I have asked the government – the Treasury in particular – to make a down payment on the Stirling city region deal. I asked for £20 million to realise the potential of aquaculture for the UK economy.
In Stirling, we have the Scottish Aquaculture Innovation Centre. It is based at Stirling University and it is a world leader in this field. They have developed vaccines, cultivation methods and productivity techniques that have had an impact around the world and with this centre we can develop increased productivity for a domestic industry and do our part to develop a global industry which ultimately will feed the world.
If this investment of around £20 million is forthcoming, it will be an ignition point for millions of pounds of private investment, and the potential prize of an additional £254 million in increased GV a, over 3000 new jobs and over £690 million of additional sales.
There can be no doubt about the bounty of our oceans. Fish make up a significant and growing part of our diet. In 2005 humans consumed an average of 16.4 kg of fish a year, and this has been growing steadily. This growth is especially noteworthy in major developing markets such as China where consumption of fish is closer to 26 kg.
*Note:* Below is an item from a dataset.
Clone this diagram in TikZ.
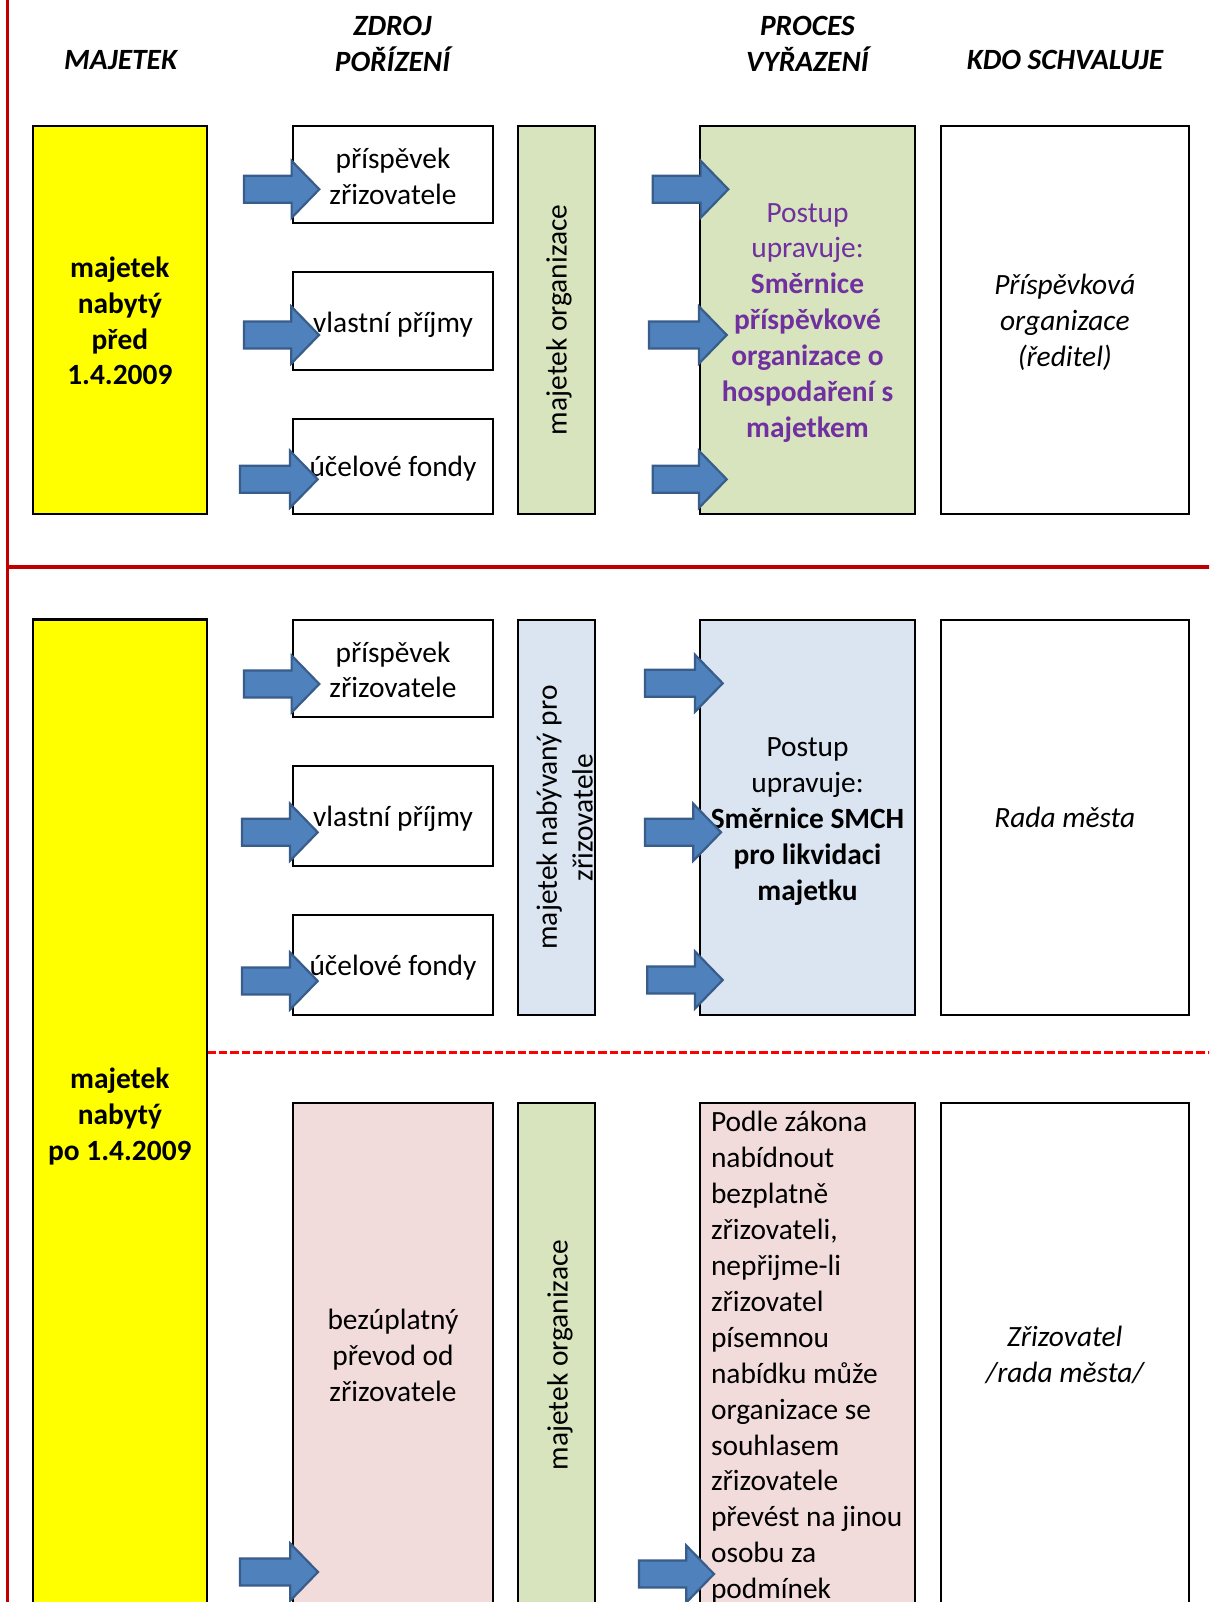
\documentclass[tikz,border=0pt]{standalone}
\usepackage{fontspec}
\setmainfont{Carlito}
\definecolor{ylw}{HTML}{FFFF00}
\definecolor{grn}{HTML}{D7E4BD}
\definecolor{blu}{HTML}{DBE5F1}
\definecolor{pnk}{HTML}{F2DCDB}
\definecolor{purp}{HTML}{7030A0}
\definecolor{arrfill}{HTML}{4F81BD}
\definecolor{arrdraw}{HTML}{385D8A}
\definecolor{dred}{HTML}{C00000}
\definecolor{bred}{HTML}{FF0000}
\newcommand{\dfnt}{\fontsize{29.4}{35.9}\selectfont}
\newcommand{\barrow}[3]{%
  \draw[arrsty] (#1,#3-13.5) -- (#2-27.7,#3-13.5) -- (#2-27.7,#3-28.5) -- (#2,#3)
    -- (#2-27.7,#3+28.5) -- (#2-27.7,#3+13.5) -- (#1,#3+13.5) -- cycle;}
\begin{document}
\begin{tikzpicture}[x=1pt,y=-1pt,
  every node/.style={font=\dfnt, inner sep=0pt, outer sep=0pt},
  boxsty/.style={draw=black, line width=2.2pt, rectangle},
  srcbox/.style={boxsty, fill=white, minimum width=200.6pt},
  vertbox/.style={boxsty, minimum width=77.3pt},
  procbox/.style={boxsty, minimum width=215pt},
  apprbox/.style={boxsty, fill=white, minimum width=248pt},
  yelbox/.style={boxsty, fill=ylw, minimum width=174.3pt},
  lbl/.style={align=center},
  boldlbl/.style={align=center, font=\dfnt\bfseries},
  itlbl/.style={align=center, font=\dfnt\itshape},
  head/.style={font=\dfnt\bfseries\itshape, align=center},
  arrsty/.style={fill=arrfill, draw=arrdraw, line width=2.2pt, line join=miter},
  vlabel/.style={rotate=90, align=center}
]
\useasboundingbox (0,0) rectangle (1209,1602);
\fill[white] (0,0) rectangle (1209,1602);
\clip (0,0) rectangle (1209,1602);

% headers
\node[head, anchor=base] (h1) at (120.6,70) {MAJETEK};
\node[head] (h2) at (392.5,44.2) {ZDROJ\\POŘÍZENÍ};
\node[head] (h3) at (807.4,44.2) {PROCES\\VYŘAZENÍ};
\node[head, anchor=base] (h4) at (1065,70) {KDO SCHVALUJE};

% red separators
\draw[dred, line width=3.4pt] (7.5,-5) -- (7.5,1610);
\draw[dred, line width=3.5pt] (7.5,567) -- (1215,567);
\draw[bred, line width=2.5pt, dash pattern=on 8.5pt off 3pt] (207,1052.3) -- (1215,1052.3);

% ---------- top section ----------
\node[yelbox, minimum height=388.3pt] (y1) at (119.85,319.85) {};
\node[boldlbl] (y1t) at ([yshift=-1pt]y1.center) {majetek\\nabytý\\před\\1.4.2009};
\node[srcbox, minimum height=97pt] (s1) at (393,174.2) {};
\node[lbl] (s1t) at ([yshift=-2pt]s1.center) {příspěvek\\zřizovatele};
\node[srcbox, minimum height=98pt] (s2) at (393,321) {};
\node[lbl] (s2t) at ([yshift=-4pt]s2.center) {vlastní příjmy};
\node[srcbox, minimum height=95pt] (s3) at (393,466.5) {};
\node[lbl] (s3t) at ([yshift=-2pt]s3.center) {účelové fondy};
\node[vertbox, fill=grn, minimum height=388.3pt] (v1) at (556.35,319.85) {};
\node[vlabel] (vl1) at (559,319.85) {majetek organizace};
\node[procbox, fill=grn, minimum height=388.3pt] (p1) at (807.5,319.85) {};
\node[lbl, text=purp] (p1t) at ([yshift=-3pt]p1.center)
  {Postup\\upravuje:\\\textbf{Směrnice}\\\textbf{příspěvkové}\\\textbf{organizace o}\\\textbf{hospodaření s}\\\textbf{majetkem}};
\node[apprbox, minimum height=388.3pt] (a1) at (1064.8,319.85) {};
\node[itlbl] (a1t) at ([yshift=-2.5pt]a1.center) {Příspěvková\\organizace\\(ředitel)};

% ---------- middle section ----------
\node[yelbox, minimum height=988.5pt] (y2) at (119.85,1113.75) {};
\node[boldlbl] (y2t) at ([yshift=-3pt]y2.center) {majetek\\nabytý\\po 1.4.2009};
\node[srcbox, minimum height=96.7pt] (s4) at (393,668.35) {};
\node[lbl] (s4t) at ([yshift=-1.5pt]s4.center) {příspěvek\\zřizovatele};
\node[srcbox, minimum height=100pt] (s5) at (393,815.7) {};
\node[lbl] (s5t) at ([yshift=-3pt]s5.center) {vlastní příjmy};
\node[srcbox, minimum height=100.3pt] (s6) at (393,964.85) {};
\node[lbl] (s6t) at ([yshift=-3pt]s6.center) {účelové fondy};
\node[vertbox, fill=blu, minimum height=395pt] (v2) at (556.35,817.5) {};
\node[vlabel] (vl2) at (564.6,817.5) {majetek nabývaný pro\\zřizovatele};
\node[procbox, fill=blu, minimum height=395pt] (p2) at (807.5,817.5) {};
\node[lbl] (p2t) at ([yshift=-4pt]p2.center)
  {Postup\\upravuje:\\\textbf{Směrnice SMCH}\\\textbf{pro likvidaci}\\\textbf{majetku}};
\node[apprbox, minimum height=395pt] (a2) at (1064.8,817.5) {};
\node[itlbl] (a2t) at (a2.center) {Rada města};

% ---------- lower section ----------
\node[srcbox, fill=pnk, minimum height=505.3pt] (s7) at (393,1355.35) {};
\node[lbl] (s7t) at (s7.center) {bezúplatný\\převod od\\zřizovatele};
\node[vertbox, fill=grn, minimum height=505.3pt] (v3) at (556.35,1355.35) {};
\node[vlabel] (vl3) at (560,1355) {majetek organizace};
\node[procbox, fill=pnk, minimum height=505.3pt] (p3) at (807.5,1355.35) {};
\node[anchor=north west, align=left] (p3t) at (711,1111.5)
  {Podle zákona\\nabídnout\\bezplatně\\zřizovateli,\\nepřijme-li\\zřizovatel\\písemnou\\nabídku může\\organizace se\\souhlasem\\zřizovatele\\převést na jinou\\osobu za\\podmínek};
\node[apprbox, minimum height=505.3pt] (a3) at (1064.8,1355.35) {};
\node[itlbl] (a3t) at (a3.center) {Zřizovatel\\/rada města/};

% ---------- arrows ----------
\barrow{244}{319.3}{189.3}
\barrow{244}{319}{335}
\barrow{240}{317.7}{479.3}
\barrow{652.7}{728.3}{189.3}
\barrow{649}{726.7}{335}
\barrow{652.7}{726.7}{479.3}
\barrow{244}{319.3}{684}
\barrow{242}{317.7}{832.3}
\barrow{242}{317.7}{981}
\barrow{645}{722.7}{683.3}
\barrow{645}{721}{832.3}
\barrow{647.3}{722.7}{980}
\barrow{240}{318}{1572}
\barrow{639}{714}{1574}
\end{tikzpicture}
\end{document}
The global population is forecast to grow by 33% by 2050, and there’s not enough land to produce all the protein required to feed the world’s population. However, there’s an obvious problem in that catching fish at continuing high rates from the oceans is not sustainable in the long run.
Industrial fishing around the world is depleting stocks world is possible to create regimes that will preserve stocks that is a finite number of fish that can be removed before this becomes a problem.
Since 1995 there has been a flatlining in the amount of caught fish in the world. The UN food agency puts this at around 90 million tonnes. Since 1995 the amount of fish used for food has continued to grow and outpace the global population growth. This gap is being met by the miracle of aquaculture.
40 years ago 93% of Seafood came from capture fisheries – trawlers and traditional fishing and only 7% came from global aquaculture.
Today 50% of the world’s seafood comes from aquaculture and that is only going to rise.
The growth in agriculture is allowing this industry to thrive. In 2016 we farmed 13.7 million salmon in Scotland. This is 85% of the volume of farmed fish and shellfish grown in the UK and 92% of the value of UK aquaculture. The aquaculture supply chain in Scotland also employs over 12,000 people.
This industry is already worth hundreds of millions of pounds to the Scottish economy but we must go for growth. The Scottish National Marine plan has a target of increasing production from its current level of 175,000 tonnes to 210,000 tonnes in the coming years. We can do this by focusing on productivity and we can best focus on productivity by having a focus on the cutting-edge science around food production.